Stated goal
Find the word "chart" in the material below and gather every line that contains it.

>>>>

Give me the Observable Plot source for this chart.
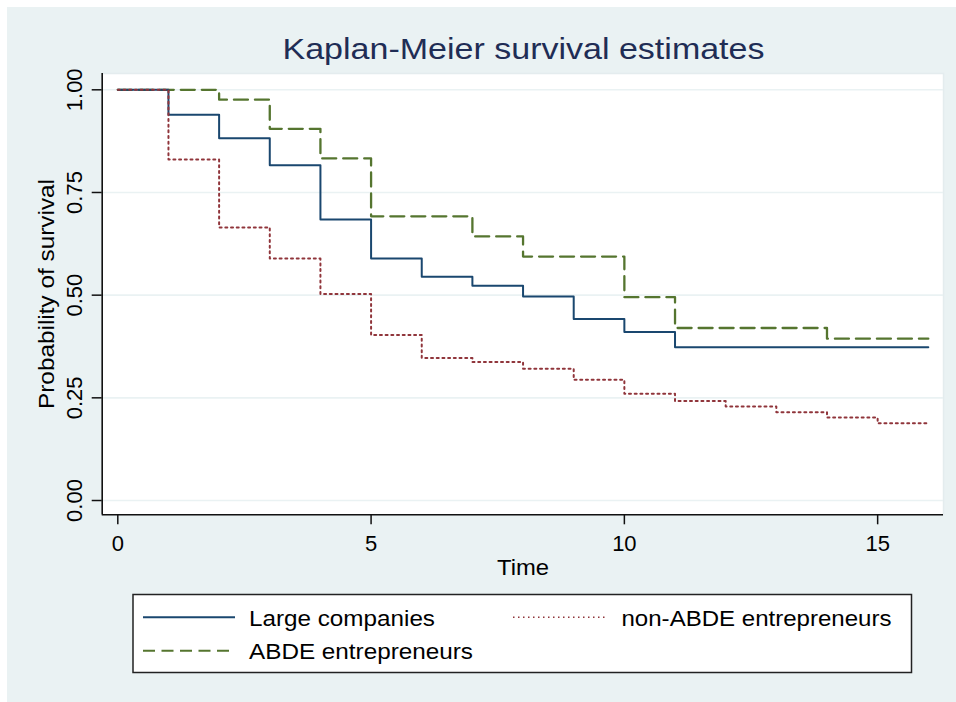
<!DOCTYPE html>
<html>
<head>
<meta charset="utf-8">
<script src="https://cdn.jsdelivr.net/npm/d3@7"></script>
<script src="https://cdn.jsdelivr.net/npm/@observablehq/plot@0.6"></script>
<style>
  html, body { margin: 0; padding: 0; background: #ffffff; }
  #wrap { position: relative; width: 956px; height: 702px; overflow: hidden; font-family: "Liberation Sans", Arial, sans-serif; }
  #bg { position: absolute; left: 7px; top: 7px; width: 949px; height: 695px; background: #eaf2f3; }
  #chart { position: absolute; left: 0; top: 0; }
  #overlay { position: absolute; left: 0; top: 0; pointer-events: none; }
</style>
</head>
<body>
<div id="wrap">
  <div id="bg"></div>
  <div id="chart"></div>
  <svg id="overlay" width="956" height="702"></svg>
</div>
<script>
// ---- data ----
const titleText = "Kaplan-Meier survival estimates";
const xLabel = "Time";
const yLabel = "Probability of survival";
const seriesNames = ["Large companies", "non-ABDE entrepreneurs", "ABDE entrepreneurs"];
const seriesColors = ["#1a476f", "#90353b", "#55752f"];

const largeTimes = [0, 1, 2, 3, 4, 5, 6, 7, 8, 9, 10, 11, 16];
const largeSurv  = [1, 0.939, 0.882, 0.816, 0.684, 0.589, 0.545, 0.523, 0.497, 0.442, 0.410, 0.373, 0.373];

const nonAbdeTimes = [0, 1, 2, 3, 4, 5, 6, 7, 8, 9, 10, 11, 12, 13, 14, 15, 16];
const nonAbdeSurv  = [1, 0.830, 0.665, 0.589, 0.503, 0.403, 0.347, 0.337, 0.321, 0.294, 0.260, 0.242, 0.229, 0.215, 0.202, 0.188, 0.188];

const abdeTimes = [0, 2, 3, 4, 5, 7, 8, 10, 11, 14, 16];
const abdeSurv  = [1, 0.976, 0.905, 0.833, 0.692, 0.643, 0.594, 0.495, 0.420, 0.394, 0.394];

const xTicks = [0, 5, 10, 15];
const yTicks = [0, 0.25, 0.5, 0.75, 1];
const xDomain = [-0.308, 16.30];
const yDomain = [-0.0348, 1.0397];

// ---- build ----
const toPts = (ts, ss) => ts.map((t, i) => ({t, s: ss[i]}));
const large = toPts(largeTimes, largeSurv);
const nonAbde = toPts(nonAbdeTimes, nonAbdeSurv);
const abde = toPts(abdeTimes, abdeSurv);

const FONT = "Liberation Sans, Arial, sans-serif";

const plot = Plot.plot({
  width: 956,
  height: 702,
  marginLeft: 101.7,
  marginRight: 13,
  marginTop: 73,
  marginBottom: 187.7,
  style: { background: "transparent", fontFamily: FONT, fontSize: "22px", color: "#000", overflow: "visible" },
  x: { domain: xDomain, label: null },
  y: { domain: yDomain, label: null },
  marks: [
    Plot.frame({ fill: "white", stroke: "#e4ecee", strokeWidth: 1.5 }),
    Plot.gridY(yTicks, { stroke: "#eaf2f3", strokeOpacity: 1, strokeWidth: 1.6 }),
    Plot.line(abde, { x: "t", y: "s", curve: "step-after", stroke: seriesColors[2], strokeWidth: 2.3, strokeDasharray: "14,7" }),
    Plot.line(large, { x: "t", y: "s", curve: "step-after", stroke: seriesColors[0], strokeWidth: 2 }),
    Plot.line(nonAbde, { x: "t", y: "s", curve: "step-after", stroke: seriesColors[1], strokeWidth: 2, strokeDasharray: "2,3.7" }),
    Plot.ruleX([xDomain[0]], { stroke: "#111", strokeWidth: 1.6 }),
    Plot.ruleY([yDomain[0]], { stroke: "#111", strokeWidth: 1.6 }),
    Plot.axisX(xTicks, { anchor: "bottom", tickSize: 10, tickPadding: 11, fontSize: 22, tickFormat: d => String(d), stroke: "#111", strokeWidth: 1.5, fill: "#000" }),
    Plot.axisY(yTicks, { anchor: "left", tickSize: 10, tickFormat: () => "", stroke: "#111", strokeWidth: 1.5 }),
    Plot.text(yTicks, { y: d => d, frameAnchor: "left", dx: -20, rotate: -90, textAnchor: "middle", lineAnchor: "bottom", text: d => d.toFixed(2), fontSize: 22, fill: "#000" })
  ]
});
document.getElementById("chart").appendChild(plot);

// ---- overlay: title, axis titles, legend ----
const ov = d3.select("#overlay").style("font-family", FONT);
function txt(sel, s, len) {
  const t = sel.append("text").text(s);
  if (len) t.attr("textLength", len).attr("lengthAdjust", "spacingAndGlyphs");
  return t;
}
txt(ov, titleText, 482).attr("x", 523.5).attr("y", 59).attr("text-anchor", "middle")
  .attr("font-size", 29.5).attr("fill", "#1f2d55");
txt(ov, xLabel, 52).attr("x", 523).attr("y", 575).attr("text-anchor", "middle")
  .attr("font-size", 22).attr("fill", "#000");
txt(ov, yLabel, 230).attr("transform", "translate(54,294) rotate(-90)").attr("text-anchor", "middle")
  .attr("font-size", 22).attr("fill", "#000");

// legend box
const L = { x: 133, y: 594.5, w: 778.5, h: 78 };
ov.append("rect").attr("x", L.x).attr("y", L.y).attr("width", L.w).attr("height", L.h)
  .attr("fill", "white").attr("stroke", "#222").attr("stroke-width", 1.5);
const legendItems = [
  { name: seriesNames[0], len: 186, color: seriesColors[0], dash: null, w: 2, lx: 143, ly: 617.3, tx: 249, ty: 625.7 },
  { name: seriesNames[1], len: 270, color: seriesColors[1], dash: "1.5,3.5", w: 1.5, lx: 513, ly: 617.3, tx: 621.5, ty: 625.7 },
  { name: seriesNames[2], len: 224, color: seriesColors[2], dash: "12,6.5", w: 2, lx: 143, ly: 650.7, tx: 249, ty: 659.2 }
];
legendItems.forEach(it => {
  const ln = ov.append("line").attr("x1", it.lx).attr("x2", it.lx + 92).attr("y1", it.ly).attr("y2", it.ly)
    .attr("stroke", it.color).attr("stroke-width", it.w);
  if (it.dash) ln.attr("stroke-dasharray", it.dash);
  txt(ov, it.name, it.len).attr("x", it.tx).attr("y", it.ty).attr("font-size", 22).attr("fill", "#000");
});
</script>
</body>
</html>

<<<<

Response
Give me the Observable Plot source for this chart.
  #chart { position: absolute; left: 0; top: 0; }
  <div id="chart"></div>
document.getElementById("chart").appendChild(plot);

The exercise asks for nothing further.